Knives out for Ponting
There is little doubt about Ricky Ponting's place among cricket's greats, but when the Ashes start in Brisbane next month, the Australia captain will be battling the arch-foes not just for the urn but his legacy as well.
Ponting's credentials as captain took a beating last week when Australia lost the Test series 2-0 in India. Those two Tests took their sequence of losses to three, after their defeat by Pakistan at Leeds, England, in July.
The last time an Australia team lost three in a row was in 1988. Allan Border was the captain and the home side were wrecked by a fearsome West Indies pace attack in Brisbane, Perth and Melbourne.
Since those days, and particularly over the past decade, Australia have been at the top of Test cricket. But they have slipped to No 5 in the Test rankings and the knives are out for Ponting.
Shane Warne took the first jab, questioning his field placements for Nathan Hauritz in the Bangalore Test.
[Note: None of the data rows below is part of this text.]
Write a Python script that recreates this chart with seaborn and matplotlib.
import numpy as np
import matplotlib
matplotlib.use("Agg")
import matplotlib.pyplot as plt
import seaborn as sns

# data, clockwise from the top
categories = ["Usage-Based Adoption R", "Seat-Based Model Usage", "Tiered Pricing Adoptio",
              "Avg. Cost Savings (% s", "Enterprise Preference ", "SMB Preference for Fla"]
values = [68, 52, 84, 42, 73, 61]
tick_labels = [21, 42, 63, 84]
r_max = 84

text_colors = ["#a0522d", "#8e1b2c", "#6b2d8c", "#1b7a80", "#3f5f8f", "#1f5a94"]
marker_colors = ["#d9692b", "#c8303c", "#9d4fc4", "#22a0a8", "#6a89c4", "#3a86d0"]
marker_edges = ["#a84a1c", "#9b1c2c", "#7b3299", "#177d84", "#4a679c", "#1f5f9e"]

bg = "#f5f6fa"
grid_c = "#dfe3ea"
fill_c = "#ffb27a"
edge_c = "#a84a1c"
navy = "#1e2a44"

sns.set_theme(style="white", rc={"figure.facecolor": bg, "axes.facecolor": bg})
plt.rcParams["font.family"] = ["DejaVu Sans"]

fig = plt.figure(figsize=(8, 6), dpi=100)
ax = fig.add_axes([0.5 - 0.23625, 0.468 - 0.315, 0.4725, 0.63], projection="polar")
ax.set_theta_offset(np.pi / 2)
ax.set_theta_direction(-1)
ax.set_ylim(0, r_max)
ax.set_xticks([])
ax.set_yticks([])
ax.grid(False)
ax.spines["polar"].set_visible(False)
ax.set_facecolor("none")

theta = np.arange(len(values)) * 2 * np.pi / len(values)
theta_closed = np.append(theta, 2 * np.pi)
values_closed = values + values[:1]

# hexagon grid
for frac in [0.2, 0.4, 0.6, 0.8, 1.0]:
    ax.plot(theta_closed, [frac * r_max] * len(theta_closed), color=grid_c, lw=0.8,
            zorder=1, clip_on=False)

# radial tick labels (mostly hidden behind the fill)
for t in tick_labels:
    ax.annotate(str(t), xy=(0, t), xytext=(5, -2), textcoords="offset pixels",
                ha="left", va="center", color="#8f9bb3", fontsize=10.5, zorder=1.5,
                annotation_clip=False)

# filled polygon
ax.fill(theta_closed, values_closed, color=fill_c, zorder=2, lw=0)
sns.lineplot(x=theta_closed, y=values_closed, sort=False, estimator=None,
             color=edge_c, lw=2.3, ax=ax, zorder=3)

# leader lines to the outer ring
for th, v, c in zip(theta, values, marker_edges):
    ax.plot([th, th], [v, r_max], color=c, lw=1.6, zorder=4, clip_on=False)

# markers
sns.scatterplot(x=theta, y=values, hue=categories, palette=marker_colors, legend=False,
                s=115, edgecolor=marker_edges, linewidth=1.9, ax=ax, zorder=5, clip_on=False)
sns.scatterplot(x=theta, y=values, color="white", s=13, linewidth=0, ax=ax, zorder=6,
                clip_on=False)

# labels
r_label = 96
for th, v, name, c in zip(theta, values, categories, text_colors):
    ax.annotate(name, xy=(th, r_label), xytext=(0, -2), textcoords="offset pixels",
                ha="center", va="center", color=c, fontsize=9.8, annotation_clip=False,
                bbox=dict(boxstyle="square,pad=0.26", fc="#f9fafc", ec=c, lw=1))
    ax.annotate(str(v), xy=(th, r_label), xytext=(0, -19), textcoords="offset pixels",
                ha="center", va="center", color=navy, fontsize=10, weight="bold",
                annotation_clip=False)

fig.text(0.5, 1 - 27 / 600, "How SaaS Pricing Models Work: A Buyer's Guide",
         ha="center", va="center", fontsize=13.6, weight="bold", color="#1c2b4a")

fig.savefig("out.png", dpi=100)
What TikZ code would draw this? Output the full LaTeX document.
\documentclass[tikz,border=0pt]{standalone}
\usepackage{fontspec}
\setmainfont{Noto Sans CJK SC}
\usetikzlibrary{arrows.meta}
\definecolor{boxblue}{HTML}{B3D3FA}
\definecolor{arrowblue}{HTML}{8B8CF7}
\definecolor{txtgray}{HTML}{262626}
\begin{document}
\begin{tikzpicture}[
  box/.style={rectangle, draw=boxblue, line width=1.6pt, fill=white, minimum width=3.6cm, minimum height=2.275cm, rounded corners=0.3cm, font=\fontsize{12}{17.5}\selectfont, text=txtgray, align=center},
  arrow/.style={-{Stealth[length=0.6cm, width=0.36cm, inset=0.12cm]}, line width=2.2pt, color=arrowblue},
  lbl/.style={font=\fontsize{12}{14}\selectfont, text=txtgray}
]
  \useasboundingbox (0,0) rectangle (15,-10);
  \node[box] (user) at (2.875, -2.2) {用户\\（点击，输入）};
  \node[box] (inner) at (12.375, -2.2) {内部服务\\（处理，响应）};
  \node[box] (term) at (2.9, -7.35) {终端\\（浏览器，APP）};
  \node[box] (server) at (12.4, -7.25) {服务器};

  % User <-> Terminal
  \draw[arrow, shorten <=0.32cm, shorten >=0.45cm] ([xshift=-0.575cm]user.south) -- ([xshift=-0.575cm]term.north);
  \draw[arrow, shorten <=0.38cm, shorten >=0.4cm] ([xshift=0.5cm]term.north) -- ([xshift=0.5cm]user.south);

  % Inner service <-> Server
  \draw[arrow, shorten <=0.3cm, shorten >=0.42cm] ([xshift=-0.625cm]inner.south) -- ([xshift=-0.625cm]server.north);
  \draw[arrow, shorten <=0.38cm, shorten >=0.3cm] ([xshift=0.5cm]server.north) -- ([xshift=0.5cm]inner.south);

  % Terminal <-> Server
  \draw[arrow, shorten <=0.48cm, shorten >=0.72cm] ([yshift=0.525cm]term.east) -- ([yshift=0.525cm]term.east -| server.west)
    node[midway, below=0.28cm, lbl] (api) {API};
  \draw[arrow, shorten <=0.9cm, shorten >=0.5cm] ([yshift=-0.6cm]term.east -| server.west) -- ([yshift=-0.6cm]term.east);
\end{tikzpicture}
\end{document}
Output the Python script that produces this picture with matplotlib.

Geoff Lawson then called for Ponting to stand down as captain.
Ponting has captained Australia in 73 Test matches and won 47 of them. That is impressive, but the fact is he has lost all four series in India and England. No Australia captain since Billy Murdoch in 1890 has lost three Ashes series and if Ponting meets that fate this winter, he will not wait for the selectors to make a decision.
Ponting's value as a batsman to Australia is still considerable. He had three 70s in the last two Tests while Michael Clarke, the captain in waiting, managed just 35 runs in the series. So most fans in Australia will be hoping Ponting gets it right in the Ashes. The country has few other options at present.